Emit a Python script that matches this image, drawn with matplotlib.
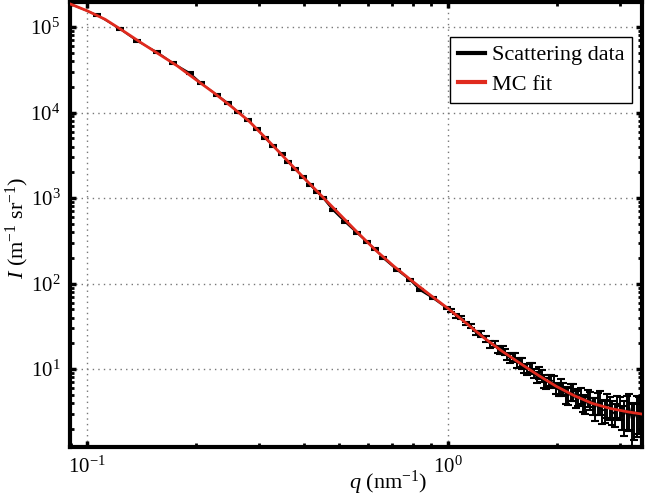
import matplotlib
matplotlib.use("Agg")
import numpy as np
import matplotlib.pyplot as plt
from matplotlib.lines import Line2D

plt.rcParams["font.family"] = ["Liberation Serif", "DejaVu Serif"]
plt.rcParams["mathtext.fontset"] = "custom"
plt.rcParams["mathtext.rm"] = "Liberation Serif"
plt.rcParams["mathtext.it"] = "Liberation Serif:italic"
plt.rcParams["mathtext.default"] = "regular"
plt.rcParams["axes.unicode_minus"] = False

# Scattering data (q in nm^-1, I in m^-1 sr^-1, absolute errors)
q_data = [0.0897, 0.1067, 0.1233, 0.1377, 0.1563, 0.1730, 0.1928, 0.2070, 0.2291, 0.2460,
          0.2618, 0.2793, 0.2958, 0.3112, 0.3273, 0.3467, 0.3606, 0.3767, 0.3963, 0.4150,
          0.4335, 0.4508, 0.4797, 0.5188, 0.5598, 0.5970, 0.6281, 0.6607, 0.7228, 0.7852,
          0.8356, 0.9078, 0.9931,
          1.023, 1.054, 1.089, 1.122, 1.159, 1.194, 1.233, 1.271, 1.312, 1.352,
          1.396, 1.439, 1.486, 1.531, 1.581, 1.629, 1.683, 1.734, 1.791, 1.845,
          1.905, 1.963, 2.028, 2.089, 2.158, 2.223, 2.296, 2.366, 2.443, 2.518,
          2.600, 2.679, 2.767, 2.851, 2.944, 3.034, 3.133, 3.228, 3.334, 3.420]
I_data = [186000, 138000, 94800, 68500, 51000, 37900, 29000, 22100, 16030, 12910,
          10140, 8170, 6410, 5040, 4055, 3270, 2640, 2180, 1760, 1420,
          1175, 1000, 724, 524, 390, 305, 254, 199, 144, 110,
          84.0, 67.6, 51.6,
          48.5, 41.9, 40.2, 34.3, 32.1, 26.7, 26.1, 22.8, 19.5, 19.7,
          16.4, 16.1, 13.3, 13.9, 12.1, 10.1, 10.5, 8.93, 9.06, 7.29,
          7.45, 7.21, 5.69, 5.90, 4.90, 5.46, 4.79, 4.05, 4.65, 3.79,
          4.09, 3.28, 3.89, 3.21, 3.76, 2.84, 3.41, 2.65, 3.20, 2.49]
I_err = [4000, 3000, 2000, 1500, 1100, 800, 600, 450, 330, 270,
         210, 170, 130, 100, 85, 68, 55, 45, 37, 30,
         25, 21, 15, 11, 8.5, 6.8, 5.8, 4.6, 3.4, 2.7,
         2.1, 1.8, 1.5,
         2.4, 2.1, 2.0, 1.7, 1.6, 1.3, 2.1, 1.8, 1.6, 1.6,
         1.3, 1.3, 1.6, 1.7, 1.45, 1.2, 1.3, 1.1, 1.45, 1.2,
         1.2, 1.15, 0.9, 0.95, 1.1, 1.2, 1.05, 0.9, 1.0, 0.85,
         1.2, 1.0, 1.2, 1.0, 1.1, 0.9, 1.5, 1.4, 1.6, 1.4]

# extra high-q data points (dense, noisy region)
q_extra = [1.374, 1.419, 1.462, 1.510, 1.556, 1.607, 1.656, 1.710, 1.762, 1.820,
           1.875, 1.936, 1.995, 2.061, 2.123, 2.193, 2.259, 2.333, 2.404, 2.483,
           2.559, 2.642, 2.723, 2.812, 2.897, 2.992, 3.083, 3.184, 3.281, 3.381]
I_extra = [17.1, 16.8, 14.1, 13.9, 11.5, 11.8, 9.93, 10.2, 8.05, 8.39,
           6.92, 7.40, 6.03, 6.31, 5.02, 5.43, 4.50, 4.98, 3.88, 4.36,
           3.55, 4.21, 3.37, 3.64, 2.99, 3.66, 2.94, 3.53, 2.69, 3.24]
err_extra = [1.7, 1.7, 1.4, 1.4, 1.2, 1.8, 1.5, 1.5, 1.2, 1.3,
             1.0, 1.1, 0.9, 1.4, 1.1, 1.2, 1.0, 1.1, 0.85, 1.0,
             1.1, 1.3, 1.0, 1.1, 0.9, 1.1, 1.3, 1.6, 1.2, 1.5]

# Monte Carlo fit
q_fit = [0.0891, 0.1000, 0.1122, 0.1259, 0.1413, 0.1585, 0.1778, 0.1995, 0.2239, 0.2512,
         0.2818, 0.3162, 0.3548, 0.3981, 0.4467, 0.5012, 0.5623, 0.6310, 0.7079, 0.7943,
         0.8913, 1.000, 1.122, 1.259, 1.413, 1.585, 1.778, 1.995, 2.239, 2.512,
         2.818, 3.162, 3.44]
I_fit = [188400, 154900, 123000, 90200, 65300, 47900, 35100, 24500, 17200, 11750,
         7850, 4790, 2880, 1740, 1060, 646, 394, 245, 160, 108,
         74.1, 51.3, 34.7, 23.2, 16.2, 11.7, 8.51, 6.31, 4.90, 3.98,
         3.47, 3.16, 2.99]

# merge data and sort by q
q_all = np.array(q_data + q_extra)
I_all = np.array(I_data + I_extra)
e_all = np.array(I_err + err_extra)
order = np.argsort(q_all)
q_all, I_all, e_all = q_all[order], I_all[order], e_all[order]

red = "#e02a1e"

fig = plt.figure(figsize=(6.46, 5.01), dpi=100)
ax = fig.add_axes([0.1084, 0.1078, 0.8854, 0.8882])

ax.errorbar(q_all, I_all, yerr=e_all, color="black", lw=1.2, elinewidth=1.4,
            capsize=3, capthick=1.5, zorder=2)
ax.plot(q_fit, I_fit, color=red, lw=2, zorder=3)

ax.set_xscale("log")
ax.set_yscale("log")
ax.set_xlim(0.0897, 3.45)
ax.set_ylim(1.23, 1.96e5)

ax.grid(True, which="major", linestyle=(0, (1, 3)), color="#777777", lw=1)
ax.tick_params(which="both", direction="in", top=True, right=True, labelsize=15, pad=7)
ax.tick_params(which="major", length=4, width=2.5)
ax.tick_params(which="minor", length=3, width=2)
for s in ax.spines.values():
    s.set_linewidth(3)

ax.set_xlabel(r"$\mathit{q}$ (nm$^{-1}$)", fontsize=16)
ax.set_ylabel(r"$\mathit{I}$ (m$^{-1}$ sr$^{-1}$)", fontsize=16)
ax.xaxis.set_label_coords(0.556, -0.05)
ax.yaxis.set_label_coords(-0.068, 0.492)

handles = [Line2D([], [], color="black", lw=3), Line2D([], [], color=red, lw=3)]
leg = ax.legend(handles, ["Scattering data", "MC fit"], loc="upper right",
                bbox_to_anchor=(0.9825, 0.921), borderaxespad=0, fontsize=16,
                frameon=True, fancybox=False, edgecolor="black", framealpha=1,
                handlelength=1.2, handletextpad=0.3, borderpad=0.35, labelspacing=0.4)
leg.get_frame().set_linewidth(1)

fig.savefig("out.png", dpi=100)
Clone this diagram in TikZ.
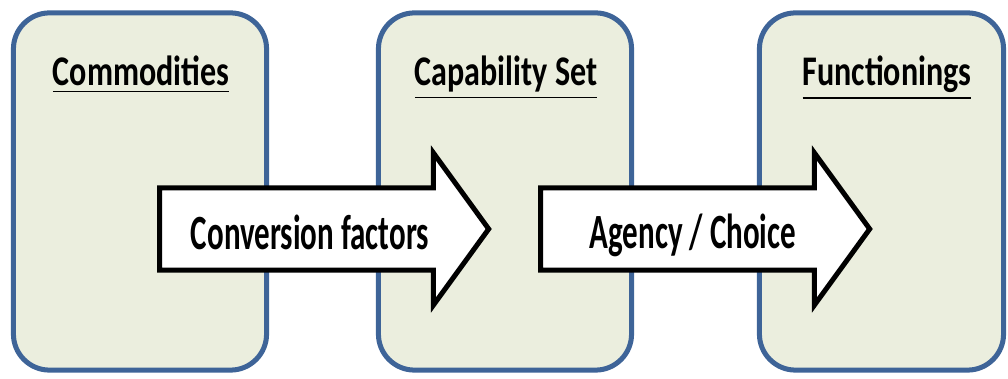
\documentclass[tikz,border=0pt]{standalone}
\usepackage{graphicx}
\usepackage{fontspec}
\setmainfont{Carlito}
\usetikzlibrary{shapes.arrows}
\definecolor{stagefill}{RGB}{235,238,222}
\definecolor{stageline}{RGB}{62,100,152}
\tikzset{
stage/.style={rectangle,rounded corners=0.36cm,draw=stageline,fill=stagefill,line width=0.05cm,minimum height=3.57cm,inner sep=0pt},
stagetitle/.style={anchor=base,inner sep=0pt,font=\bfseries\fontsize{12}{14}\selectfont},
bigarrow/.style={single arrow,draw=black,fill=white,line width=0.05cm,anchor=tail,inner xsep=0pt,inner ysep=0.385cm,single arrow head extend=0.35cm,single arrow tip angle=108,minimum height=3.29cm},
arrowtext/.style={anchor=base,inner sep=0pt,font=\bfseries\fontsize{14}{16}\selectfont}
}
\begin{document}
\begin{tikzpicture}[x=0.01cm,y=-0.01cm]

\useasboundingbox (0,0) rectangle (1008,379);

\draw(140,191.5) node[stage,minimum width=2.53cm](comm){};

\draw(505,191.5) node[stage,minimum width=2.53cm](capset){};

\draw(881.5,191.5) node[stage,minimum width=2.44cm](func){};

\draw(141,86) node[stagetitle](commtitle){\scalebox{0.76}[1]{\underline{Commodities}}};

\draw(506,86) node[stagetitle](captitle){\scalebox{0.76}[1]{\underline{Capability Set}}};

\draw(887,86) node[stagetitle](functitle){\scalebox{0.76}[1]{\underline{Functionings}}};

\draw(157,229) node[bigarrow](conv){};

\draw(538,229) node[bigarrow](agency){};

\draw(310,250) node[arrowtext](convtext){\scalebox{0.63}[1]{Conversion factors}};

\draw(693,249) node[arrowtext](agencytext){\scalebox{0.63}[1]{Agency / Choice}};

\end{tikzpicture}
\end{document}
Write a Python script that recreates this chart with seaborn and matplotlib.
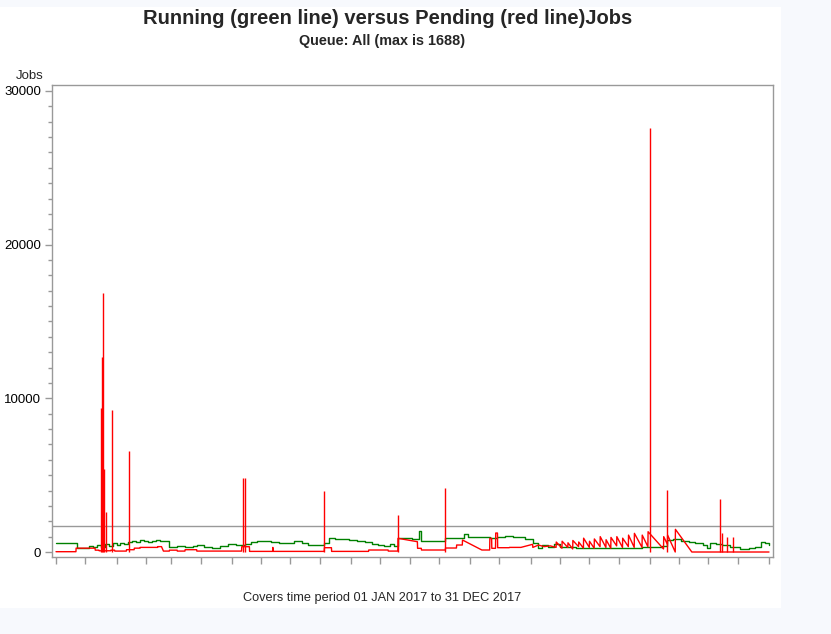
import numpy as np
import pandas as pd
import seaborn as sns
import matplotlib.pyplot as plt
from matplotlib.patches import Rectangle
from matplotlib.ticker import MultipleLocator, FixedLocator

# running jobs (green), day of year -> value
run_day = [0, 10, 10.5, 14, 17, 19, 21, 23, 25, 27, 29, 31, 33, 35, 37, 39, 41, 43, 45, 47,
           49, 51, 53, 55, 58, 62, 66, 70, 72, 76, 80, 84, 88, 92, 95, 97, 100, 103, 106, 110,
           114, 118, 122, 126, 129, 133, 137, 140, 143, 146, 150, 154, 158, 162, 165, 168, 171,
           173, 175, 178, 182, 186, 187, 192, 197, 199, 204, 208, 209, 211, 215, 219, 222, 226,
           230, 234, 237, 240, 244, 247, 249, 252, 255, 258, 262, 266, 271, 275, 280, 285, 290,
           295, 300, 305, 310, 313, 316, 320, 324, 327, 331, 333.5, 335, 338, 341, 345, 350,
           355, 358, 361, 363, 365]
run_val = [580, 580, 230, 260, 380, 300, 470, 350, 520, 420, 600, 450, 560, 500, 620, 700, 640,
           780, 700, 620, 690, 760, 700, 720, 350, 400, 330, 380, 450, 320, 280, 400, 520, 470,
           450, 520, 640, 700, 720, 640, 580, 560, 700, 600, 450, 480, 600, 900, 850, 820, 760,
           700, 620, 520, 450, 380, 500, 420, 930, 900, 850, 1350, 720, 700, 720, 900, 880, 900,
           1150, 1000, 1000, 950, 900, 950, 1050, 980, 1000, 820, 560, 250, 450, 350, 500, 350,
           300, 250, 240, 230, 240, 250, 240, 230, 350, 340, 400, 780, 820, 730, 650, 560, 450,
           240, 600, 520, 450, 300, 180, 250, 350, 680, 600, 450]

# pending jobs (red) base line, drawn point to point
pend_day = [0, 10.2, 10.3, 20, 20.1, 22, 22.1, 28, 28.1, 30, 30.1, 36, 36.1, 40, 40.1, 43,
            43.1, 52, 52.1, 54, 55, 58, 58.1, 62, 62.1, 66, 66.1, 72, 72.1, 95, 95.1, 99, 99.1,
            110.9, 111, 111.1, 137.3, 137.4, 141, 141.1, 160, 160.1, 170, 170.1, 175, 175.1,
            185, 185.1, 187, 187.1, 199.3, 199.4, 205, 205.1, 208, 208.1, 218, 222, 222.1, 223,
            223.1, 225, 225.1, 226, 226.1, 232, 232.1, 238, 244, 244.1, 247, 250, 253, 256,
            256.1, 259, 259.1, 262, 262.1, 264.5, 264.6, 267.5, 267.6, 270, 270.1, 273, 273.1,
            275.5, 275.6, 278.5, 278.6, 281.5, 281.6, 284, 284.1, 287, 287.1, 290, 290.1, 293,
            293.1, 296, 296.1, 300, 300.1, 303, 303.1, 311, 311.1, 313, 313.1, 317, 317.1,
            325.5, 365]
pend_val = [20, 20, 250, 250, 120, 120, 80, 80, 120, 120, 60, 60, 150, 150, 250, 250,
            300, 300, 350, 350, 60, 60, 120, 120, 60, 60, 150, 150, 60, 60, 345, 345, 40,
            40, 300, 40, 40, 280, 280, 40, 40, 130, 130, 60, 60, 890,
            670, 240, 240, 130, 130, 260, 260, 455, 455, 780, 130, 130, 890, 890,
            240, 240, 1235, 1235, 280, 280, 300, 300, 500, 300, 450, 350, 400, 300,
            650, 250, 700, 300, 600, 200, 750, 350, 650, 250, 900, 300, 700,
            250, 850, 350, 1000, 300, 800, 250, 950, 400, 1000, 300, 900, 350,
            1100, 300, 1215, 300, 1100, 350, 1320, 200, 1000, 500, 1100, 0, 1475,
            0, 0]

# red spikes
spike_day = [23.2, 23.7, 24.2, 24.6, 25.6, 28.5, 37.5, 95.7, 96.7, 137.2, 175.1, 199.2,
             304.1, 312.9, 340.0, 341.0, 343.5, 346.5]
spike_val = [9370, 12700, 16870, 5400, 2620, 9240, 6590, 4800, 4800, 4000, 2400, 4160,
             27590, 4030, 3430, 1215, 1000, 980]

max_jobs = 1688

df_run = pd.DataFrame({'day': run_day, 'jobs': run_val})
df_pend = pd.DataFrame({'day': pend_day, 'jobs': pend_val})

sns.set_style('white')
plt.rcParams['font.family'] = ['Liberation Sans', 'DejaVu Sans']

fig = plt.figure(figsize=(8.31, 6.34), dpi=100)
fig.patch.set_facecolor('#F7F9FD')
fig.patches.append(Rectangle((0, 26 / 634), 781 / 831, 601 / 634, transform=fig.transFigure,
                             facecolor='white', edgecolor='none', zorder=-5))

ax = fig.add_axes([52 / 831, 1 - 557 / 634, 721 / 831, 472 / 634])
ax.set_zorder(2)
ax.set_facecolor('white')

ax.axhline(max_jobs, color='#999999', lw=1, zorder=1)
sns.lineplot(data=df_run, x='day', y='jobs', color='#008000', lw=1, estimator=None,
             sort=False, drawstyle='steps-post', ax=ax, zorder=3)
sns.lineplot(data=df_pend, x='day', y='jobs', color='#FF0000', lw=1, estimator=None,
             sort=False, ax=ax, zorder=4)
ax.vlines(spike_day, 0, spike_val, color='#FF0000', lw=1, zorder=4)

ax.set_xlim(-2.05, 367.05)
ax.set_ylim(-325, 30390)

# semi-monthly ticks
tick_dates = []
for m in range(1, 13):
    tick_dates.append(pd.Timestamp(2017, m, 1))
    tick_dates.append(pd.Timestamp(2017, m, 16))
tick_dates.append(pd.Timestamp(2018, 1, 1))
tick_pos = [(d - pd.Timestamp(2017, 1, 1)).days for d in tick_dates]
ax.xaxis.set_major_locator(FixedLocator(tick_pos))
ax.set_xticklabels([])
ax.yaxis.set_major_locator(MultipleLocator(10000))
ax.yaxis.set_minor_locator(MultipleLocator(1000))
ax.set_yticks([0, 10000, 20000, 30000])
ax.set_yticklabels(['0', '10000', '20000', '30000'])

ax.tick_params(axis='both', which='major', length=5, width=1, color='#999999',
               labelsize=9.5, labelcolor='black', pad=3)
ax.tick_params(axis='y', which='minor', length=3, width=1, color='#999999', left=True)
ax.tick_params(axis='x', bottom=True)
ax.tick_params(axis='y', left=True)
for s in ax.spines.values():
    s.set_color('#999999')
    s.set_linewidth(1)

ax.set_xlabel('')
ax.set_ylabel('')

fig.text(30 / 831, 1 - 76 / 634, 'Jobs', ha='center', va='center', fontsize=9.5)
fig.text(388 / 831, 1 - 19 / 634, 'Running (green line) versus Pending (red line)Jobs',
         ha='center', va='center', fontsize=14.5, fontweight='bold')
fig.text(382 / 831, 1 - 41 / 634, 'Queue: All (max is 1688)', ha='center', va='center',
         fontsize=10.4, fontweight='bold')
fig.text(382 / 831, 1 - 598 / 634, 'Covers time period 01 JAN 2017 to 31 DEC 2017',
         ha='center', va='center', fontsize=9.2)

fig.savefig('out.png', dpi=100, facecolor=fig.get_facecolor())
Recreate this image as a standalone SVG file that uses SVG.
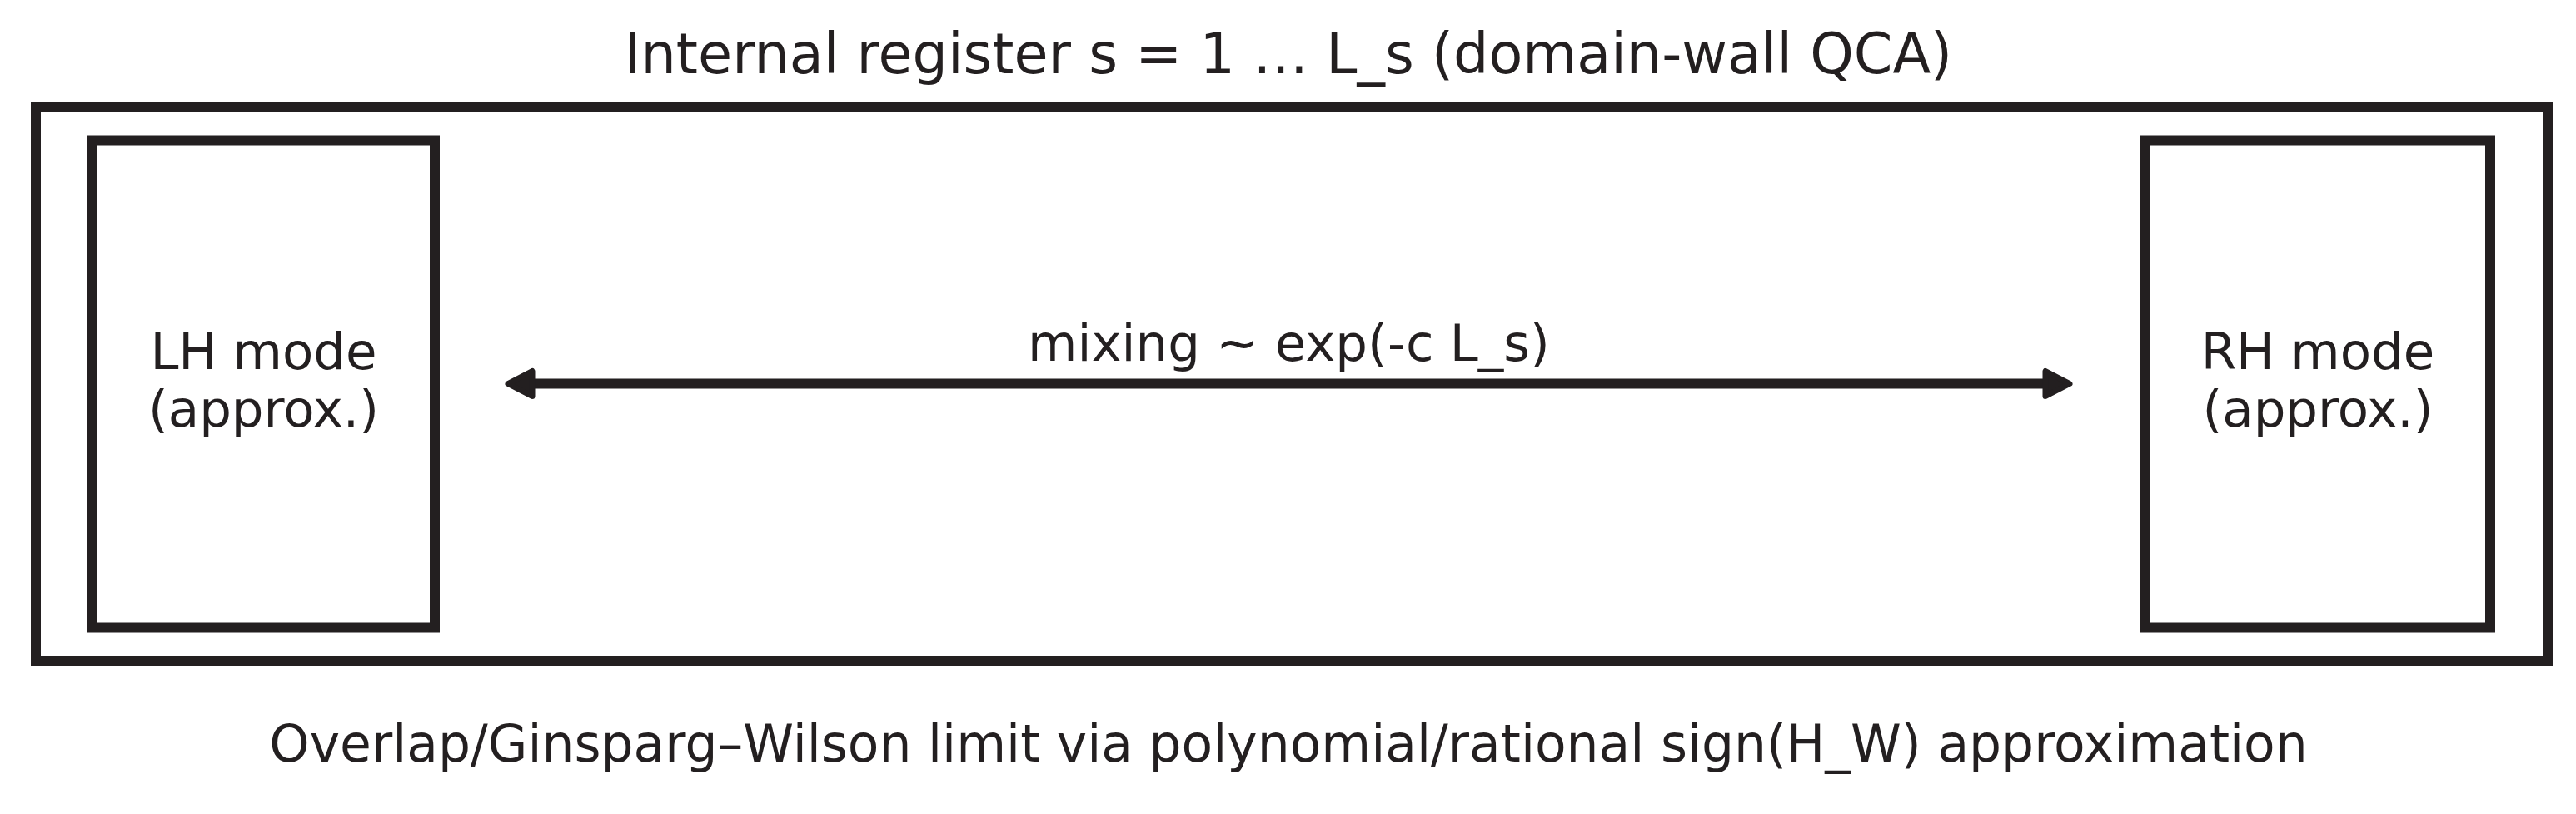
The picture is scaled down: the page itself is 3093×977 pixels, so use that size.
<svg xmlns="http://www.w3.org/2000/svg" width="3093" height="977" viewBox="0 0 3093 977">
<style>
.box{fill:none;stroke:#231f20;stroke-width:12}
.t{font-family:"DejaVu Sans",sans-serif;fill:#231f20;text-anchor:middle}
.line{stroke:#231f20;stroke-width:12;fill:none}
.head{fill:#231f20;stroke:#231f20;stroke-width:7;stroke-linejoin:round}
</style>
<rect width="3093" height="977" fill="#ffffff"/>
<text class="t" x="1547" y="88" font-size="66.8">Internal register s = 1 … L_s (domain-wall QCA)</text>
<g id="register">
<rect class="box" x="43" y="128.5" width="3016" height="664.5"/>
</g>
<g id="lh">
<rect class="box" x="111" y="168.5" width="411" height="585"/>
<text class="t" x="316.5" y="443" font-size="61">LH mode</text>
<text class="t" x="316.5" y="512" font-size="61">(approx.)</text>
</g>
<g id="rh">
<rect class="box" x="2576" y="168.5" width="414" height="585"/>
<text class="t" x="2783" y="443" font-size="61">RH mode</text>
<text class="t" x="2783" y="512" font-size="61">(approx.)</text>
</g>
<g id="connectors">
<line class="line" x1="635" y1="460.5" x2="2460" y2="460.5"/>
<polygon class="head" points="610,460.5 639,445.5 639,475.5"/>
<polygon class="head" points="2485,460.5 2456,445.5 2456,475.5"/>
<text class="t" x="1547.5" y="433" font-size="61">mixing ~ exp(-c L_s)</text>
</g>
<text class="t" x="1547" y="914" font-size="61.5">Overlap/Ginsparg–Wilson limit via polynomial/rational sign(H_W) approximation</text>
</svg>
::::::::
■ WORK TO BE COMPLETED ■
Pictures excluded, give again exactly and only the lines of the material above from the line with "Write a Python" through the line with "from matplotlib.ticker import".

■ TASK SOLUTION ■
Write a Python script that recreates this chart with seaborn and matplotlib.
import numpy as np
import pandas as pd
import seaborn as sns
import matplotlib.pyplot as plt
from matplotlib.patches import Rectangle
from matplotlib.ticker import MultipleLocator, FixedLocator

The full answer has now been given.